(Set problem)
Would you retype, exactly and without the pictures, the lines between the line holding "Generate a LaTeX" and the line holding "(0,0) rectangle (1214,1004);", inclusive, and nothing else?

(Task material)
_ _ _ _ _
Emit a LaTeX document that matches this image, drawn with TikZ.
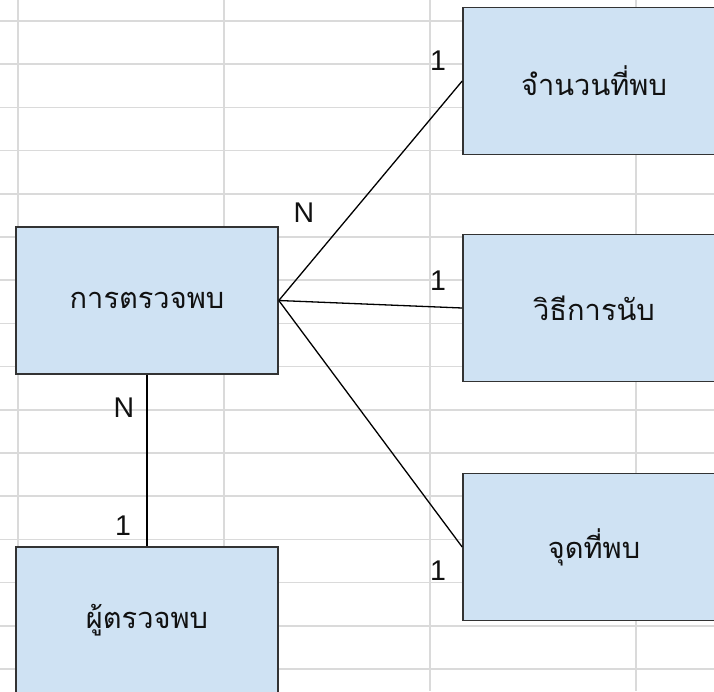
\documentclass[tikz,border=0pt]{standalone}
\usepackage{fontspec}
\setmainfont{Liberation Sans}
\newfontfamily\thaifont[Script=Thai]{Loma}
\definecolor{gridc}{HTML}{DADADA}
\definecolor{boxfill}{HTML}{CFE2F3}
\definecolor{boxline}{HTML}{333333}
\definecolor{txt}{HTML}{111111}
\begin{document}
\begin{tikzpicture}[x=1pt,y=-1pt,
  entity/.style={draw=boxline,line width=1.6pt,fill=boxfill,rectangle,minimum width=262pt,minimum height=147pt,inner sep=0pt,font=\thaifont\fontsize{29}{33}\selectfont,text=txt},
  card/.style={font=\fontsize{28.5}{32}\selectfont,text=txt,inner sep=0pt},
  link/.style={draw=black,line width=1.3pt},
  gridline/.style={draw=gridc,line width=1.5pt}]
\useasboundingbox (0,0) rectangle (714,691);
\clip (0,0) rectangle (714,691);
\fill[white] (0,0) rectangle (714,691);
% grid
\foreach \gx in {18,224,430,636} \draw[gridline] (\gx,0) -- (\gx,691);
\foreach \i in {0,...,15} \draw[gridline] (0,21+\i*43.2) -- (714,21+\i*43.2);
% entities
\node[entity] (a) at (147,300.5) {การตรวจพบ};
\node[entity] (b) at (594,81) {จำนวนที่พบ};
\node[entity] (c) at (594,308) {วิธีการนับ};
\node[entity] (d) at (594,547) {จุดที่พบ};
\node[entity] (e) at (147,620.5) {ผู้ตรวจพบ};
% links
\draw[link] (a.east) -- (b.west);
\draw[link] (a.east) -- (c.west);
\draw[link] (a.east) -- (d.west);
\draw[link] (a.south) -- (e.north);
% cardinalities
\node[card] (n1) at (304,213) {N};
\node[card] (o1) at (438,61) {1};
\node[card] (o2) at (438,281) {1};
\node[card] (o3) at (438,571) {1};
\node[card] (n2) at (124,408) {N};
\node[card] (o4) at (123,526) {1};
\end{tikzpicture}
\end{document}
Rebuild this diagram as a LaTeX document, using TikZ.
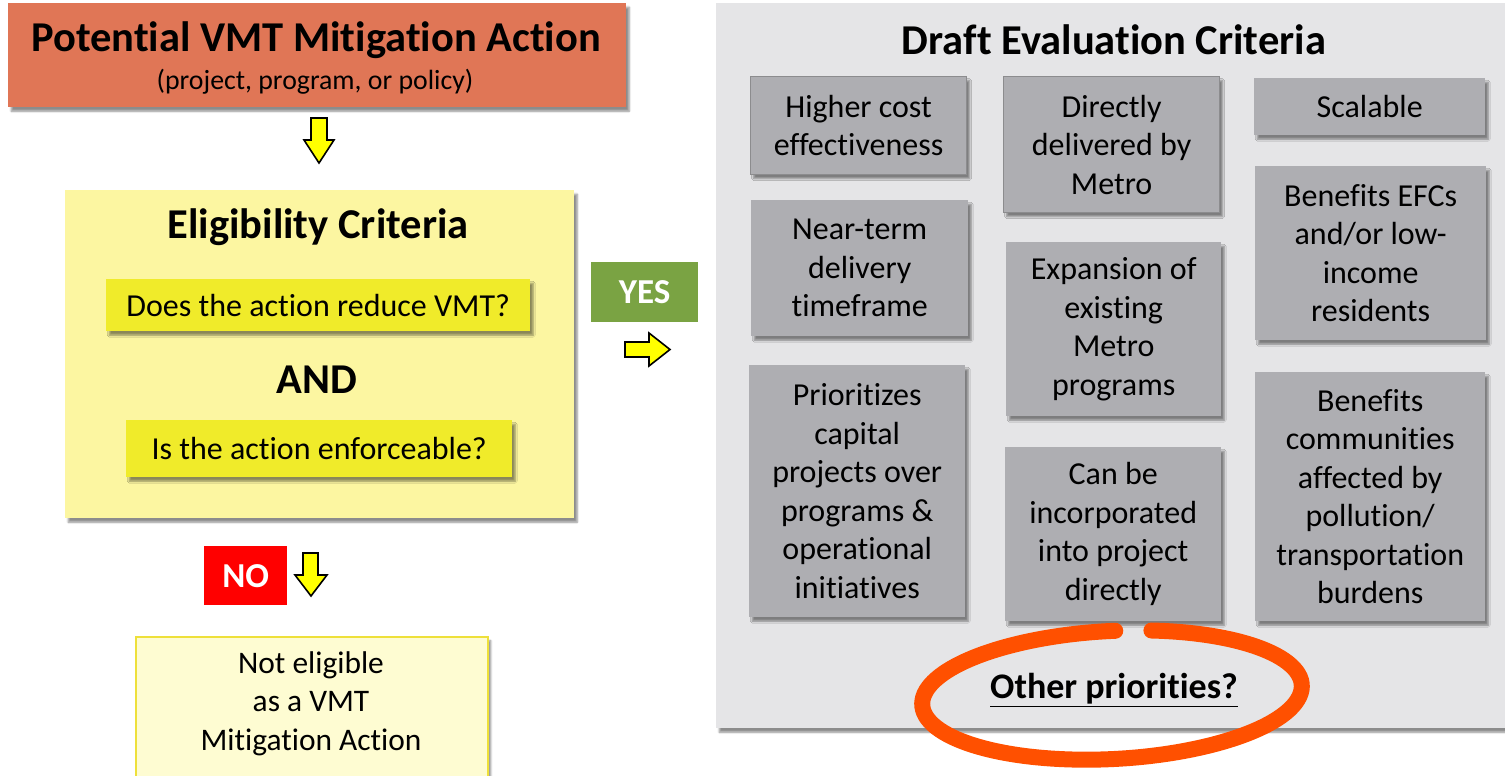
\documentclass[tikz,border=0pt]{standalone}
\usepackage{fontspec}
\setmainfont{Carlito}[Ligatures={NoCommon}]
\usetikzlibrary{shadows.blur}
\definecolor{titleor}{HTML}{E07656}
\definecolor{elig}{HTML}{FCF6A1}
\definecolor{qyel}{HTML}{F0EB2A}
\definecolor{noteli}{HTML}{FEFCD2}
\definecolor{notedge}{HTML}{EEE03A}
\definecolor{panel}{HTML}{E5E5E7}
\definecolor{boxgray}{HTML}{AEAEB2}
\definecolor{boxedge}{HTML}{8C8C8E}
\definecolor{yesgreen}{HTML}{7AA343}
\definecolor{nored}{HTML}{FF0000}
\definecolor{ring}{HTML}{FF5000}
\definecolor{arrowyel}{HTML}{FFFF00}
\tikzset{
  shad/.style={blur shadow={shadow xshift=3pt, shadow yshift=-4pt, shadow blur steps=6, shadow opacity=45}},
  corner/.style={anchor=north west, inner sep=0pt, align=center},
  gbox/.style={corner, fill=boxgray, shad, font=\fontsize{32}{38.5}\selectfont},
  gedge/.style={draw=boxedge, line width=1.2pt},
  yarrow/.style={fill=arrowyel, draw=black, line width=1.6pt, line join=miter},
  tag/.style={corner, text=white, font=\bfseries\fontsize{35}{40}\selectfont},
  head/.style={font=\bfseries\fontsize{42.5}{48}\selectfont},
  ringline/.style={draw=ring, line width=16pt, line cap=round},
}
\begin{document}
\begin{tikzpicture}[x=1pt,y=-1pt]
\useasboundingbox (0,0) rectangle (1505,776);
% left column
\node[corner, fill=titleor, shad, minimum width=618pt, minimum height=104pt] (act) at (8,3) {};
\node[head] (acttitle) at (316,40) {Potential VMT Mitigation Action};
\node[font=\fontsize{27.8}{32}\selectfont] (actsub) at (315,82) {(project, program, or policy)};
\draw[yarrow] (311,118) -- (327,118) -- (327,140) -- (334,140) -- (319,163) -- (304,140) -- (311,140) -- cycle;
\node[corner, fill=elig, shad, minimum width=509pt, minimum height=328pt] (elig) at (65,190) {};
\node[head] (eligtitle) at (318,227) {Eligibility Criteria};
\node[corner, fill=qyel, shad, minimum width=424pt, minimum height=52pt, font=\fontsize{32}{36}\selectfont] (q1) at (106,279) {Does the action reduce VMT?};
\node[head] (and) at (317,380) {AND};
\node[corner, fill=qyel, shad, minimum width=386pt, minimum height=57pt, font=\fontsize{32}{36}\selectfont] (q2) at (126,420) {Is the action enforceable?};
\node[tag, fill=nored, minimum width=83pt, minimum height=59pt] (no) at (204,546) {NO};
\draw[yarrow] (303,553) -- (318,553) -- (318,575) -- (327,575) -- (311,596) -- (295,575) -- (303,575) -- cycle;
\node[corner, fill=noteli, draw=notedge, line width=1.5pt, shad, minimum width=352pt, minimum height=150pt] (note) at (135,636) {};
\node[align=center, font=\fontsize{31.4}{38.5}\selectfont, anchor=north] (notetext) at (311,648) {Not eligible\\as a VMT\\Mitigation Action};
\node[tag, fill=yesgreen, minimum width=107pt, minimum height=60pt] (yes) at (591,262) {YES};
\draw[yarrow] (625,342) -- (649,342) -- (649,333) -- (670,349.5) -- (649,366) -- (649,357) -- (625,357) -- cycle;
% right panel
\node[corner, fill=panel, shad, minimum width=800pt, minimum height=725pt] (panel) at (716,3) {};
\node[head] (ptitle) at (1114,40) {Draft Evaluation Criteria};
\node[gbox, gedge, minimum width=216pt, minimum height=98pt] (c1) at (750,76) {Higher cost\\effectiveness};
\node[gbox, minimum width=217pt, minimum height=136pt] (c2) at (751,200) {Near-term\\delivery\\timeframe};
\node[gbox, minimum width=216pt, minimum height=252pt] (c3) at (749,365) {Prioritizes\\capital\\projects over\\programs \&\\operational\\initiatives};
\node[gbox, gedge, minimum width=216pt, minimum height=136pt] (d1) at (1003,76) {Directly\\delivered by\\Metro};
\node[gbox, minimum width=215pt, minimum height=174pt] (d2) at (1006,242) {Expansion of\\existing\\Metro\\programs};
\node[gbox, minimum width=216pt, minimum height=174pt] (d3) at (1005,447) {Can be\\incorporated\\into project\\directly};
\node[gbox, minimum width=231pt, minimum height=57pt] (e1) at (1254,78) {Scalable};
\node[gbox, minimum width=231pt, minimum height=174pt] (e2) at (1255,166) {Benefits EFCs\\and/or low-\\income\\residents};
\node[gbox, minimum width=230pt, minimum height=249pt] (e3) at (1255,372) {Benefits\\communities\\affected by\\pollution/\\transportation\\burdens};
\node[font=\bfseries\fontsize{36}{40}\selectfont] (other) at (1114,690) {\underline{Other priorities?}};
\draw[ringline, rotate around={3:(1112,695)}] (1112,695) ++(283:190 and 64) arc[start angle=283, end angle=632, x radius=190, y radius=64];
\end{tikzpicture}
\end{document}
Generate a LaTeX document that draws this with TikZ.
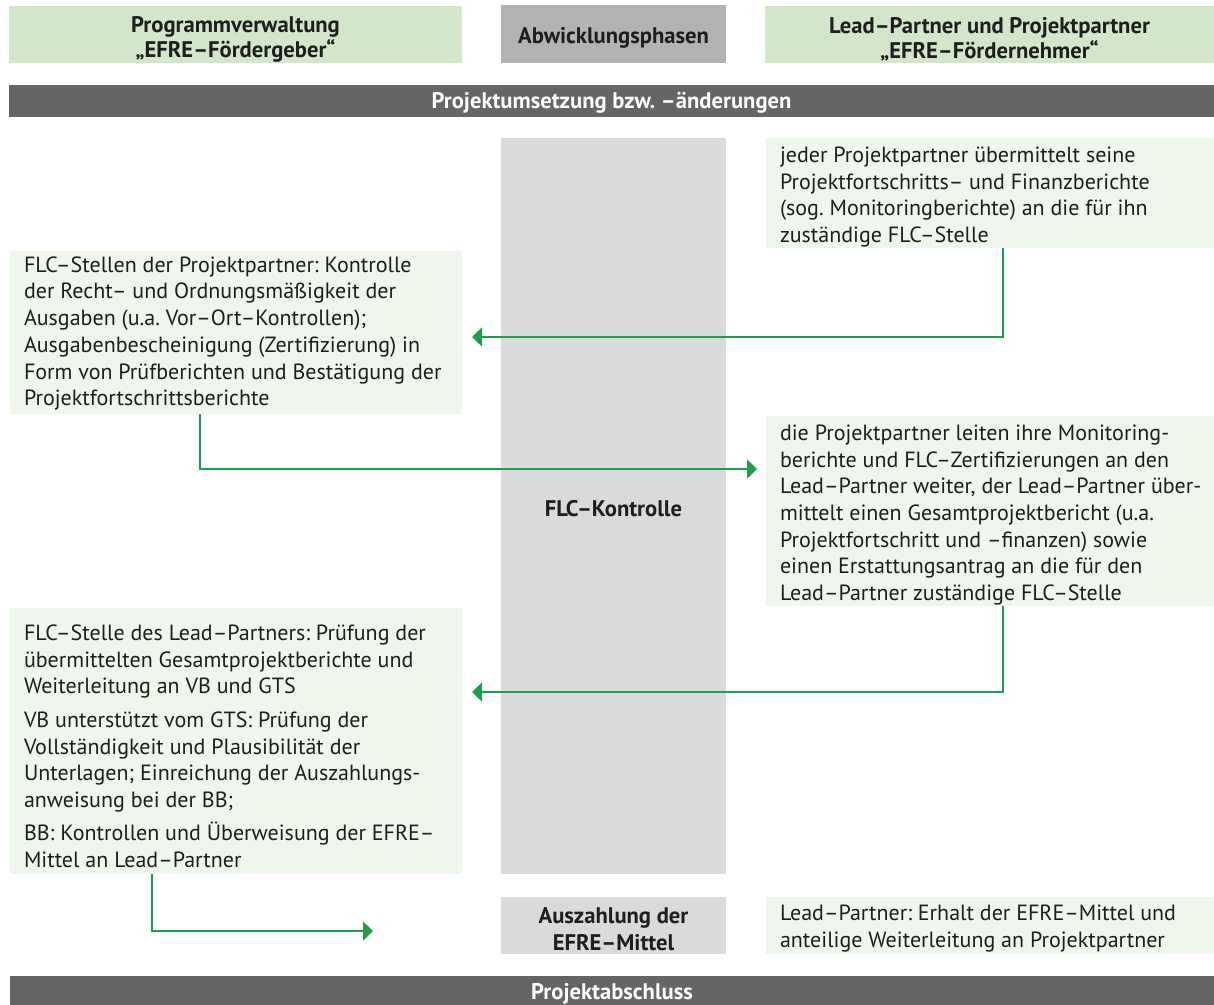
\documentclass[tikz,border=0pt]{standalone}
\usepackage{fontspec}
\setmainfont{PT Sans}
\usetikzlibrary{arrows.meta}
\definecolor{hdrgreen}{HTML}{D2E7CA}
\definecolor{boxgreen}{HTML}{EFF6EC}
\definecolor{hdrgray}{HTML}{B2B3B5}
\definecolor{colgray}{HTML}{D9DADC}
\definecolor{bargray}{HTML}{646567}
\definecolor{arrgreen}{HTML}{1E9E4A}
\definecolor{txt}{HTML}{1E1E1E}
\frenchspacing
\begin{document}
\begin{tikzpicture}[x=1pt,y=-1pt,
  boldtext/.style={inner sep=0pt, align=center, text=txt,
    font=\fontsize{22.6}{25}\selectfont\bfseries\frenchspacing},
  hdr/.style={fill=hdrgreen, inner sep=0pt},
  phase/.style={fill=hdrgray, inner sep=0pt},
  bar/.style={fill=bargray, inner sep=0pt},
  bartext/.style={boldtext, text=white},
  col/.style={fill=colgray, inner sep=0pt},
  pbox/.style={fill=boxgreen, inner sep=0pt},
  ptext/.style={inner sep=0pt, anchor=west, align=left, text=txt,
    font=\fontsize{22}{26.7}\selectfont\frenchspacing},
  conn/.style={draw=arrgreen, line width=1.5pt,
    -{Triangle[length=10pt,width=19pt]}}
]
\useasboundingbox (0,0) rectangle (1214,1004);

% headers
\node[hdr, minimum width=453pt, minimum height=57pt] (hL) at (235.5,34.5) {};
\node[boldtext] (hLt) at (235.5,39) {Programmverwaltung\\„EFRE–Fördergeber“};
\node[phase, minimum width=225pt, minimum height=58pt] (hM) at (613.5,34) {};
\node[boldtext] (hMt) at (613.5,38) {Abwicklungsphasen};
\node[hdr, minimum width=449pt, minimum height=57pt] (hR) at (989.5,34.5) {};
\node[boldtext] (hRt) at (989.5,39) {Lead–Partner und Projektpartner\\„EFRE–Fördernehmer“};
\node[bar, minimum width=1205pt, minimum height=32pt] (bar1) at (611.5,101) {};
\node[bartext] (bar1t) at (611.5,103) {Projektumsetzung bzw. –änderungen};

% central column
\node[col, minimum width=225pt, minimum height=736pt] (col) at (613.5,506) {};
\node[boldtext] (colt) at (613.5,509) {FLC–Kontrolle};
\node[col, minimum width=225pt, minimum height=57pt] (aus) at (613.5,925.5) {};
\node[boldtext, font=\fontsize{22.6}{27}\selectfont\bfseries] (aust) at (613.5,929)
  {Auszahlung der\\EFRE–Mittel};

% boxes
\node[pbox, minimum width=448pt, minimum height=110pt] (r1) at (990,193) {};
\node[ptext] (r1t) at ([xshift=14pt,yshift=-4pt]r1.west)
  {jeder Projektpartner übermittelt seine\\
   Projektfortschritts– und Finanzberichte\\
   (sog. Monitoringberichte) an die für ihn\\
   zuständige FLC–Stelle};
\node[pbox, minimum width=452pt, minimum height=163pt] (l1) at (236,332.5) {};
\node[ptext] (l1t) at ([xshift=14pt,yshift=-1pt]l1.west)
  {FLC–Stellen der Projektpartner: Kontrolle\\
   der Recht– und Ordnungsmäßigkeit der\\
   Ausgaben (u.a. Vor–Ort–Kontrollen);\\
   Ausgabenbescheinigung (Zertifizierung) in\\
   Form von Prüfberichten und Bestätigung der\\
   Projektfortschrittsberichte};
\node[pbox, minimum width=448pt, minimum height=190pt] (r2) at (990,511) {};
\node[ptext] (r2t) at ([xshift=14pt,yshift=-4pt]r2.west)
  {die Projektpartner leiten ihre Monitoring-\\
   berichte und FLC–Zertifizierungen an den\\
   Lead–Partner weiter, der Lead–Partner über-\\
   mittelt einen Gesamtprojektbericht (u.a.\\
   Projektfortschritt und –finanzen) sowie\\
   einen Erstattungsantrag an die für den\\
   Lead–Partner zuständige FLC–Stelle};
\node[pbox, minimum width=452pt, minimum height=266pt] (l2) at (236,741) {};
\node[ptext] (l2t) at ([xshift=14pt,yshift=-5pt]l2.west)
  {FLC–Stelle des Lead–Partners: Prüfung der\\
   übermittelten Gesamtprojektberichte und\\
   Weiterleitung an VB und GTS\\[7pt]
   VB unterstützt vom GTS: Prüfung der\\
   Vollständigkeit und Plausibilität der\\
   Unterlagen; Einreichung der Auszahlungs-\\
   anweisung bei der BB;\\[6pt]
   BB: Kontrollen und Überweisung der EFRE–\\
   Mittel an Lead–Partner};
\node[pbox, minimum width=448pt, minimum height=57pt] (r3) at (990,925.5) {};
\node[ptext] (r3t) at ([xshift=14pt,yshift=-3pt]r3.west)
  {Lead–Partner: Erhalt der EFRE–Mittel und\\
   anteilige Weiterleitung an Projektpartner};

\node[bar, minimum width=1204pt, minimum height=34pt] (bar2) at (612,993) {};
\node[bartext] (bar2t) at (612,994) {Projektabschluss};

% connector end points
\coordinate (t1) at (472,337);
\coordinate (t2) at (757,469);
\coordinate (t3) at (472,692);
\coordinate (t4) at (373,931);

\draw[conn] ([xshift=13pt]r1.south) |- (t1);
\draw[conn] ([xshift=-36pt]l1.south) |- (t2);
\draw[conn] ([xshift=13pt]r2.south) |- (t3);
\draw[conn] ([xshift=-84pt]l2.south) |- (t4);
\end{tikzpicture}
\end{document}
_ _ _ _ _
(The response)
Generate a LaTeX document that draws this with TikZ.
\documentclass[tikz,border=0pt]{standalone}
\usepackage{fontspec}
\setmainfont{PT Sans}
\usetikzlibrary{arrows.meta}
\definecolor{hdrgreen}{HTML}{D2E7CA}
\definecolor{boxgreen}{HTML}{EFF6EC}
\definecolor{hdrgray}{HTML}{B2B3B5}
\definecolor{colgray}{HTML}{D9DADC}
\definecolor{bargray}{HTML}{646567}
\definecolor{arrgreen}{HTML}{1E9E4A}
\definecolor{txt}{HTML}{1E1E1E}
\frenchspacing
\begin{document}
\begin{tikzpicture}[x=1pt,y=-1pt,
  boldtext/.style={inner sep=0pt, align=center, text=txt,
    font=\fontsize{22.6}{25}\selectfont\bfseries\frenchspacing},
  hdr/.style={fill=hdrgreen, inner sep=0pt},
  phase/.style={fill=hdrgray, inner sep=0pt},
  bar/.style={fill=bargray, inner sep=0pt},
  bartext/.style={boldtext, text=white},
  col/.style={fill=colgray, inner sep=0pt},
  pbox/.style={fill=boxgreen, inner sep=0pt},
  ptext/.style={inner sep=0pt, anchor=west, align=left, text=txt,
    font=\fontsize{22}{26.7}\selectfont\frenchspacing},
  conn/.style={draw=arrgreen, line width=1.5pt,
    -{Triangle[length=10pt,width=19pt]}}
]
\useasboundingbox (0,0) rectangle (1214,1004);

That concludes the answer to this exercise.